Embedded Finite Models Beyond Restricted Quantifier Collapse
Michael Benedikt, Ehud Hrushovski
TL;DR
This work expands embedded finite model theory beyond restricted quantifier collapse by introducing higher-order restricted-quantifier forms ($k$-RQ and $\text{ω}$-RQC) and examining their relation to expressiveness and evaluation complexity. It proves that for any fixed $k$ there are decidable theories that are $(k+2)$-RQC but not $k$-RQC, linking these separations to pure $k$-order spectra via Fraïssé limits. The paper also shows that natural decidable theories such as finite and pseudo-finite fields can fail to have any nontrivial RQC level, and in many cases entail non-elementary lower bounds on quantifier elimination and decision procedures.
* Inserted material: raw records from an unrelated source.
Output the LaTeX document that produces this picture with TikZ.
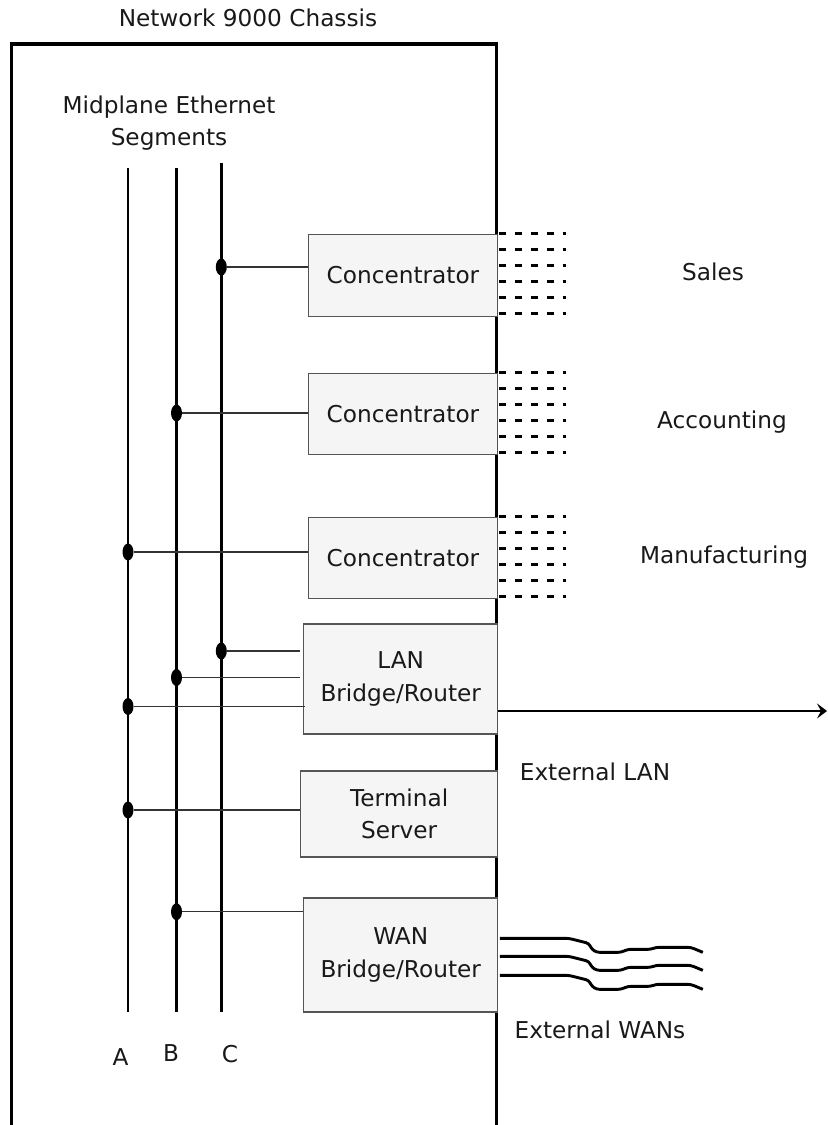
\documentclass[tikz,border=0pt]{standalone}
\usepackage{fontspec}
\setmainfont{DejaVu Sans}
\usetikzlibrary{arrows.meta,positioning,shapes.geometric}
\definecolor{nwgray}{RGB}{85,85,85}
\definecolor{nwfill}{RGB}{245,245,245}
\definecolor{nwtext}{RGB}{25,25,25}

\begin{document}
\begin{tikzpicture}[
    x=0.5pt,y=-0.5pt,
    font=\fontsize{11.6}{16.3}\selectfont,
    text=nwtext,
    unitbox/.style={draw=nwgray,fill=nwfill,line width=0.65pt,align=center,inner sep=0pt},
    chassis/.style={line width=1.65pt},
    segment/.style={line width=1.3pt},
    tap/.style={ellipse,fill=black,inner sep=0pt,minimum width=5.5pt,minimum height=8.5pt},
    stub/.style={line width=0.6pt,black!80},
    portline/.style={line width=1.5pt,dash pattern=on 3.75pt off 4.25pt},
    wanline/.style={line width=1.45pt,rounded corners=1.5pt},
    arrow/.style={-{Stealth[length=5pt,width=7.5pt,inset=2pt]},line width=0.6pt}
  ]
    \useasboundingbox (0,0) rectangle (827,1125);
    % chassis outline, open at the bottom
    \node (title) at (248,18) {Network 9000 Chassis};
    \draw[chassis] (11.5,1125) -- (11.5,44) -- (496.5,44) -- (496.5,1125);
    \node[align=center] (midplane) at (169,123) {Midplane Ethernet\\Segments};

    % midplane segments
    \coordinate (Atop) at (128,168);   \coordinate (Abot) at (128,1012);
    \coordinate (Btop) at (176.5,168); \coordinate (Bbot) at (176.5,1012);
    \coordinate (Ctop) at (221.3,163); \coordinate (Cbot) at (221.3,1012);
    \draw[segment] (Atop) -- (Abot);
    \draw[segment] (Btop) -- (Bbot);
    \draw[segment] (Ctop) -- (Cbot);
    \node (labA) at (120.5,1057) {A};
    \node (labB) at (171,1053) {B};
    \node (labC) at (230,1054.5) {C};

    % modules
    \node[unitbox,minimum width=94.5pt,minimum height=41pt] (con1) at (403,275.3) {Concentrator};
    \node[unitbox,minimum width=94.5pt,minimum height=40.7pt] (con2) at (403,414) {Concentrator};
    \node[unitbox,minimum width=94.5pt,minimum height=40.7pt] (con3) at (403,558) {Concentrator};
    \node[unitbox,minimum width=97pt,minimum height=55pt] (lan) at (400.7,679) {LAN\\Bridge/Router};
    \node[unitbox,minimum width=98.5pt,minimum height=43pt] (term) at (399.2,814) {Terminal\\Server};
    \node[unitbox,minimum width=97pt,minimum height=57pt] (wan) at (400.7,955) {WAN\\Bridge/Router};

    % taps on the segments
    \node[tap] (c1) at (221.3,267) {};
    \node[tap] (b2) at (176.5,413) {};
    \node[tap] (a3) at (128,552) {};
    \node[tap] (c4) at (221.3,651) {};
    \node[tap] (b4) at (176.5,677.5) {};
    \node[tap] (a4) at (128,706.5) {};
    \node[tap] (a5) at (128,810) {};
    \node[tap] (b6) at (176.5,911.7) {};
    \draw[stub] (c1) -- (c1 -| con1.west);
    \draw[stub] (b2) -- (b2 -| con2.west);
    \draw[stub] (a3) -- (a3 -| con3.west);
    \draw[stub,shorten >=1.5pt] (c4) -- (c4 -| lan.west);
    \draw[stub,shorten >=1.5pt] (b4) -- (b4 -| lan.west);
    \draw[stub,shorten >=-1.2pt] (a4) -- (a4 -| lan.west);
    \draw[stub] (a5) -- (a5 -| term.west);
    \draw[stub] (b6) -- (b6 -| wan.west);

    % concentrator ports
    \foreach \cn in {con1,con2,con3}
      \foreach \k in {0,...,5}
        \draw[portline] (\cn.north east) ++(0.5,\k*16) -- ++(67,0);
    \node (sales) at (713,272) {Sales};
    \node (acct) at (722,422) {Accounting};
    \node (manuf) at (724,557) {Manufacturing};

    % external links
    \coordinate (lanout) at (827,711);
    \draw[arrow] (lan.east |- lanout) -- (lanout);
    \node (extlan) at (595,772) {External LAN};
    \foreach \dy in {41,59,78}
      \draw[wanline] (wan.north east) ++(1.5,\dy) -- ++(69,0) -- ++(12,3) -- ++(8,2)
        -- ++(3,6) -- ++(5,3) -- ++(24,0) -- ++(7,-3) -- ++(23,0) -- ++(5,-2)
        -- ++(35,0) -- ++(12,5);
    \node (extwan) at (600,1030) {External WANs};
  \end{tikzpicture}
\end{document}
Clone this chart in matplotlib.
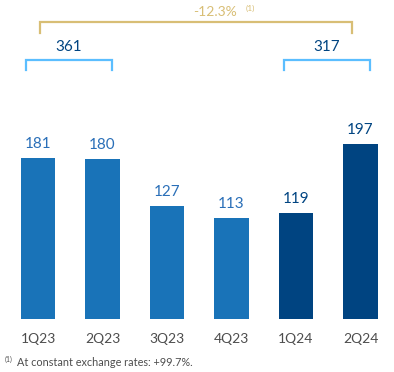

It further analyzes how expansions of the signature can sometimes restore collapse, while identifying persistent unrestrictedness in theories like atomless Boolean algebras. Together, these results map a richer landscape where expressiveness and complexity can decouple in intriguing ways, with implications for logic in databases, finite model theory, and the complexity of logical theories.
Abstract
We revisit evaluation of logical formulas that allow both uninterpreted relations, constrained to be finite, as well as an interpreted vocabulary over an infinite domain. This formalism was denoted embedded finite model theory in the past. It is clear that the expressiveness and evaluating complexity of formulas of this type depends heavily on the infinite structure. If we embed in a wild structure like the integers with additive and multiplicative arithmetic, logic is extremely expressive and formulas are impossible to evaluate. On the other hand, for some well-known decidable structures, the expressiveness and evaluating complexity are similar to the situation without the additional infrastructure. The latter phenomenon was formalized via the notion of ``Restricted Quantifier Collapse'': adding quantification over the infinite structure does not add expressiveness. Beyond these two extremes little was known. In this work we show that the possibilities for expressiveness and complexity are much wider. We show that we can get almost any possible complexity of evaluation while staying within a decidable structure. We also show that in some decidable structures, there is a disconnect between expressiveness of the logic and complexity, in that we cannot eliminate quantification over the structure, but this is not due to an ability to embed complex relational computation in the logic. We show failure of collapse for the theory of finite fields and the related theory of pseudo-finite fields, which will involve coding computation in the logic. As a by-product of this, we establish new lower-bounds for the complexity of decision procedures for several decidable theories of fields, including the theory of finite fields. In the process of investigating this landscape, we investigate several weakenings of collapse.